Драгоценнее многих (Медицинские хроники) | страница 8
По самому рождению Везалий обречен был стать медиком-арабистом, сторонником осторожного Авиценны. С нежного возраста он воспитывался в преклонении перед непререкаемым авторитетом древних, перед Галеном и Гиппократом, Абулказисом и Львом Африканским. Мужественный во всем остальном, Андрей боялся только одного – противоречия с общепринятыми взглядами. Может быть потому его так тянуло к Мигелю, который, хотя и не отличался физической храбростью, но зато не признавал ничего, кроме свободного исследования. Друг в друге черпали они недостающие качества.
Друзья вышли на улицу и побрели прочь от анатомического театра и Коллегии Кальви, в которой учились и жили. Латинский квартал остался позади. С Крепостной улицы они свернули на узенькую кривую улочку Сен-Андре и остановились у церкви. Там шла заупокойная служба.
– В Монпелье на лекциях вскрывают не только казненных преступников, но даже дворян, – задумчиво проговорил Везалий. – Медицину там читает Франсуа Рабле. Это известный вольнодумец. Говорят, книгу о Пантагрюэле, вызвавшую такой шум, написал он.
– Вполне возможно, – согласился Сервет, – но я не вижу разницы между дворянином и бродягой. Один мой знакомый любил спрашивать: «Кто был дворянином, когда Адам пахал, а Ева пряла?» И граф, и крепостной родятся на свет одинаково голыми.
– Но потом один ест мясо, а второй – траву. Думаю, стоит посмотреть, как велики различия в строении их органов. Достать тело простого человека – несложно. Король любит вешать бедняков, а потом для вящей пользы студентов-медиков, оставляет тела болтаться на виселице. Грешным делом, мне уже приходилось похищать их оттуда. А вот где достать дворянина?
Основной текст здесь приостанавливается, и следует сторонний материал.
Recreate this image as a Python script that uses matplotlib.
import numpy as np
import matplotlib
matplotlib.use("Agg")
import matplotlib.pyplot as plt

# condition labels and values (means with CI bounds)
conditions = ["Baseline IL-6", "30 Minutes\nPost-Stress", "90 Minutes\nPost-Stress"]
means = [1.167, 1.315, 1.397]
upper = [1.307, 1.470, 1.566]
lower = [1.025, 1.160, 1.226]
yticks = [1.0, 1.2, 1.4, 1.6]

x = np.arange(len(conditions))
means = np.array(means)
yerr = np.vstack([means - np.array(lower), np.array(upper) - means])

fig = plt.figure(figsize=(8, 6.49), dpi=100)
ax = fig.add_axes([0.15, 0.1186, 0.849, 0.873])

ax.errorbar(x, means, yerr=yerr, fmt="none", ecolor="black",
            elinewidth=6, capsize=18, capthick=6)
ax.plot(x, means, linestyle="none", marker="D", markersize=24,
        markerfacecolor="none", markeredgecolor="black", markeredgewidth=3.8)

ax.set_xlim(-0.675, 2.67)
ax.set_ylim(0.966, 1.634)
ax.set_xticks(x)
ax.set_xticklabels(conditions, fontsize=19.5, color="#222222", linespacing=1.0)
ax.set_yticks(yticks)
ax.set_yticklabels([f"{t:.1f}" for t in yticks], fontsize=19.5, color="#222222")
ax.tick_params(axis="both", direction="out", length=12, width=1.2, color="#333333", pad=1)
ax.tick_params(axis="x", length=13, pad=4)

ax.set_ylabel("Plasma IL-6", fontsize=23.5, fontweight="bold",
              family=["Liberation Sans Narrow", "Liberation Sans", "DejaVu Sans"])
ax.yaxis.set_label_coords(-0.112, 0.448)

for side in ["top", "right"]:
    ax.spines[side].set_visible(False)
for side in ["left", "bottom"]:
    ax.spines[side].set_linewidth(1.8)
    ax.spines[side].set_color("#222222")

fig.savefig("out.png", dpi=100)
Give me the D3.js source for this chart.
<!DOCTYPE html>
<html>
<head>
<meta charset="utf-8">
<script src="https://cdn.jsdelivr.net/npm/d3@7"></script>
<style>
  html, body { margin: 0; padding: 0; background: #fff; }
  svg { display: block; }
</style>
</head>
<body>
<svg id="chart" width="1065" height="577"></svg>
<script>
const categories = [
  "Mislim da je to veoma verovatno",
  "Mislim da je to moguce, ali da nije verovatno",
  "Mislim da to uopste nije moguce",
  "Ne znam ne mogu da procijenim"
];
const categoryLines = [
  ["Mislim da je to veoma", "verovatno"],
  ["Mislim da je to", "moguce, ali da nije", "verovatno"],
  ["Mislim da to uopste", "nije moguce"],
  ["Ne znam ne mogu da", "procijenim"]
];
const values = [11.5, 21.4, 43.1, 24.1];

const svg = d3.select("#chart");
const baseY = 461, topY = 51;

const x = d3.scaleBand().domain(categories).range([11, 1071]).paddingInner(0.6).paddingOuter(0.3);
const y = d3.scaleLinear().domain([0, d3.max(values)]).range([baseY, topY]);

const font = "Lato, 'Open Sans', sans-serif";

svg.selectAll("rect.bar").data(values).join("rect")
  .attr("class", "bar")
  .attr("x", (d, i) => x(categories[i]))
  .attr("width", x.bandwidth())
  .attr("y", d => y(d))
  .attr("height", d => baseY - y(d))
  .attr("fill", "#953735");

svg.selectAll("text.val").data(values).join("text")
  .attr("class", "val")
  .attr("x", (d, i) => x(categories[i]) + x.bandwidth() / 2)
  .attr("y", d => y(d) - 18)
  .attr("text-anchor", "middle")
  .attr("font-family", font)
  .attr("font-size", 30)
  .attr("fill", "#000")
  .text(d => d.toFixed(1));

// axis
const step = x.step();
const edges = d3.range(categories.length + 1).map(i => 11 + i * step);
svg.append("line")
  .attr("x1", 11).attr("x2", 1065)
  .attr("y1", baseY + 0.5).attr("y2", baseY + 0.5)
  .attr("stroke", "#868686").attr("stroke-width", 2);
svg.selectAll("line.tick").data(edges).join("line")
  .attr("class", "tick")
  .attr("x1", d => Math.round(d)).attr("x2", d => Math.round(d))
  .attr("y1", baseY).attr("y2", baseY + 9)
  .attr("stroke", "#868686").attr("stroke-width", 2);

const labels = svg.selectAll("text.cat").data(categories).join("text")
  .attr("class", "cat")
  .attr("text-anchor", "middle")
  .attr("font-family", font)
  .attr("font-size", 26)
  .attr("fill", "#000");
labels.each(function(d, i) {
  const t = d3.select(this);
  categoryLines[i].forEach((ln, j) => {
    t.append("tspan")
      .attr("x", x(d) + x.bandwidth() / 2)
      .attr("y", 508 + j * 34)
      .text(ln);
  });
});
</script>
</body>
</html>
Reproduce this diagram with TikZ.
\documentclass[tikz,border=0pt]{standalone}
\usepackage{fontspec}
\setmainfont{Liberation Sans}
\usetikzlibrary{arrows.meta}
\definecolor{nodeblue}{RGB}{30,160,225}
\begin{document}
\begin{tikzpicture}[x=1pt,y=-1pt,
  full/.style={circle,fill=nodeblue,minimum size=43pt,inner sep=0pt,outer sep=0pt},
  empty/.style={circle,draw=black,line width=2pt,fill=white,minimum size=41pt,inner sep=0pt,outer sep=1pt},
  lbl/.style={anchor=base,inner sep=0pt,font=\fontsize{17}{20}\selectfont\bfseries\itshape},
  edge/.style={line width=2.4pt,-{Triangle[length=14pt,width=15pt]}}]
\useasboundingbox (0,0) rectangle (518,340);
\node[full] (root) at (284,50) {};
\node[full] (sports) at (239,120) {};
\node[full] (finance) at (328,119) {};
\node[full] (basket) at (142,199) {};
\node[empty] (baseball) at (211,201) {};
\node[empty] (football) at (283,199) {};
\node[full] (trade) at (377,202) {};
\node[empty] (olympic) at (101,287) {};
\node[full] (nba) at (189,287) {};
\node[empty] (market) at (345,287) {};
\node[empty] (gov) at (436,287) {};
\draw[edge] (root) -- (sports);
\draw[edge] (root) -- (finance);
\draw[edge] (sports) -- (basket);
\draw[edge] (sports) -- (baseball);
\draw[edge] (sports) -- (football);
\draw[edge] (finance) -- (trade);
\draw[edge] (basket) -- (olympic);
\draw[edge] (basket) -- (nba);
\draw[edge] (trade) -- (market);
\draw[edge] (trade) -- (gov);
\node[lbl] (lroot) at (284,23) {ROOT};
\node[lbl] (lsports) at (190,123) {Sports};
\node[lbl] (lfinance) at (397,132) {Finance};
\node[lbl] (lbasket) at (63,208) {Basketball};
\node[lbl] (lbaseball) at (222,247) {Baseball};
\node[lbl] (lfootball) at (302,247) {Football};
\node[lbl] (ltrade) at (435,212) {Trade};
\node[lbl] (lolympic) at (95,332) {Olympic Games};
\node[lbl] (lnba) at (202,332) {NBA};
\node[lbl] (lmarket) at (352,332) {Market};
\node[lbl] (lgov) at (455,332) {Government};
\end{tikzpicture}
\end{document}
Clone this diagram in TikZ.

– Здесь не Монпелье, – согласился Сервет.
Из церкви вышла процессия. Впереди несли тело, за ним шел священник и несколько монахов. Никого из родственников не было.
– Кого хороните? – спросил Андрей.
– Испанский дворянин, – ответили ему. – Вчера приехал в Париж, и в тот же день убит на поединке.
Друзья быстро переглянулись и, не сказав ни слова, пошли за процессией.
Ночь выдалась темной и ветреной. Изодранные тучи метались по небосклону. Луна поблескивала порой через облачную рану, но ничего не могла осветить. Острые крыши домов терялись в небе, улочки заливала темень.
На улице Францисканцев остановилась наемная карета, из нее вышли два седока.
– Зажги фонарь и жди нас здесь, – приказал возчику тот, что пониже. Высокий пассажир вытащил из кареты длинный сверток, и подозрительные наниматели скрылись в темноте. Возчик часто и испуганно крестился.